Court Battle – A little local difficulty

May  2016 / 23 No Comments
The Times, Court Battle over Laughton ManorRobert Griffiths, QC, tells Frances Gibb why he is philosophical about the outcome of a costly court battle

View Times Article here.

The story of a top QC losing his own costly battle in the courts where he makes his livelihood was a media gift. Robert Griffiths, QC, knows that, and accepts it. “It was fair game – even if a rather distorted picture has been given as to the circumstances of the case.”

Griffiths,one of the  biggest names at the bar – as much for his outside activities such as in the world of cricket as his commercial and planning practice – has just lost a long-running fight over a £3.6 million country mansion, Laughton Manor in East Sussex, ending up with a bill of £360,000 plus legal costs – a total of some half million.

It is six years since the Griffiths’s spotted the Victorian 30-bedroom property and fell for it. They agreed to a prompt exchange with a delayed completion of a year and arranged a survey to take place some months later, nearer the time of completion. It was bad news, showing extensive rising damp and wet and dry rot – “which would have cost me more to put right than the court case cost”, he says.

He and his wife had paid an agreed £150,000 deposit. The owner, a brickworks tycoon, Alan Hardy, sued – winning a ruling that he could keep the deposit and receive £210,000 in damages.

This week the QC spoke to The Times about his defeat. The award of damages he says, is the fundamental unfairness at the heart of the case. “It is basic principle that an award of damages is made to compensate for loss. The £210,000 was not the deposit that was forfeited – it was awarded as compensatory damages. But the vendor suffered no loss. [Had he done so through a lower purchase price, Griffiths says he would have paid for it.] It was in effect a windfall to him and the imposition of a financial penalty on the buyer.”

The key question was – did the vendor know about the damp and rot? In other words, did he misrepresent the state of the house to them? “There are many cases where contracts are rescinded because of misrepresentation,” Griffiths says. The vendor however insisted that he did not know; and his lawyer argued that while a vendor is obliged to inform about known defects, the buyer also accepts the condition of the house at the point of contract.

Unfortunately for Griffiths, the deputy judge in the Chancery Division backed Mr Hardy. No appeal was possible on the judge’s finding facts, but Griffiths tried to go to the Court of Appeal on a point of law. He was refused. “The courts, especially in the Chancery division, are more concerned with form than substance”, he says. “I accept that certainty and predictability are important considerations in the development of the law. But in my view, substantive fairness in reading a just decision should be at its heart – as Lord Neuberger has said, a fair process is not simply one that is procedurally fair but equally one that should seek to produce “a substantively just decision”. Ironically Griffiths has often spoken on that very issue of judicial fairness. To add insult to injury, the QC also came under fire from the deputy judge Amanda Tipples, who said that he had “found it difficult simply to answer the question put” and “could not resist arguing his case from the witness box”. Griffiths was “disappointed by her gratuitously critical remarks in this regard” but admits: “Giving evidence is very different from advocacy. It is hard to change the habit of a lifetime of being a professional advocate to being a witness of fact. My cross-examination drew me into areas where I mostly resisted, but the judge did not intervene to prevent the questioning.”

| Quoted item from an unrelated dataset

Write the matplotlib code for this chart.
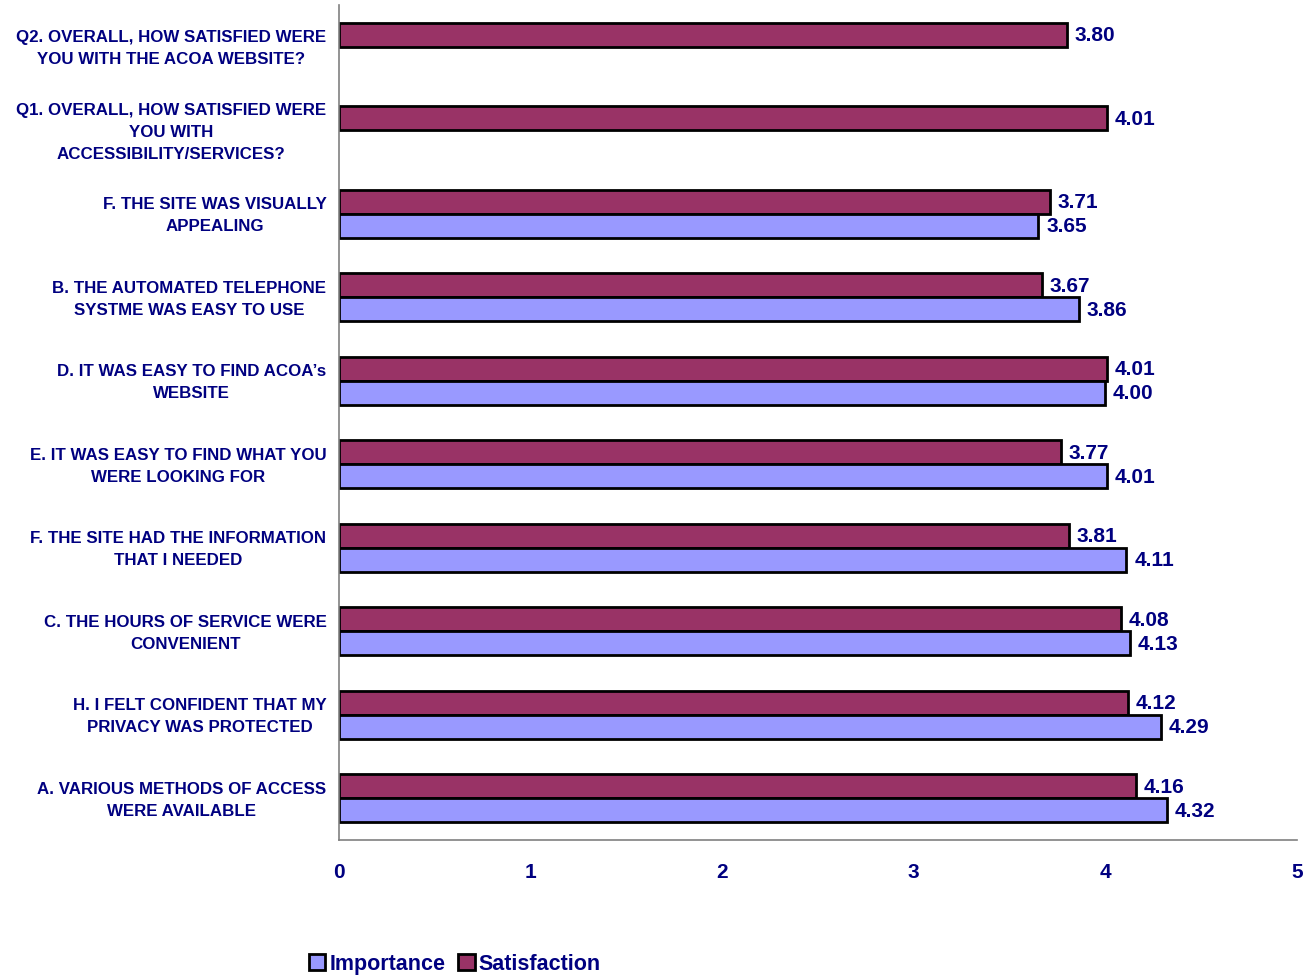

Being a lawyer-litigant is not easy, he adds. Colleagues asked why he fought the case. I have always fought unfairness. I acted pro bono for Darrell Hair in 2007 where the umpire had approached me to act for him, even though he couldn’t afford my fees. I did so because I felt he’d been unfairly treated. If I had just paid up £360,000 for a quiet life, I couldn’t have lived with my conscience, it’d be rather cowardly because I’d be saying to others: you’ve a case here, we can have a good go.”

Meanwhile, Griffiths has plenty of other things on the go. He is setting up a new set of chambers, Mondial, focusing on commercial law, international trade and arbitration, with a top-heavy list of big name silks. He has been appointed president designate of the newly formed London Chamber of Arbitration and is working with Baroness Scotland of Asthal, the new secretary of the Commonwealth Arbitration Panel and code of practice for Commonwealth transnational contracts. As for cases, he is acting for the French government in the Court of Appeal over a development in Kensington Palace Gardens; and for an investment trust in a compulsory purchase order case over  a retail redevelopment in Edinburgh.

The experience has not left Griffiths “battered and bruised”; nor “disenchanted”: he still has “great confidence” in the legal system. “The decision, in my view, was unfair, but you can get decisions in any system that are right but not fair. I have no sense of grievance  at all. I regret having found myself in this situation but I am not obsessed with it. As [the late QC] George Carman said to me when dying of cancer, it is a “little local difficulty”. That is what this is.”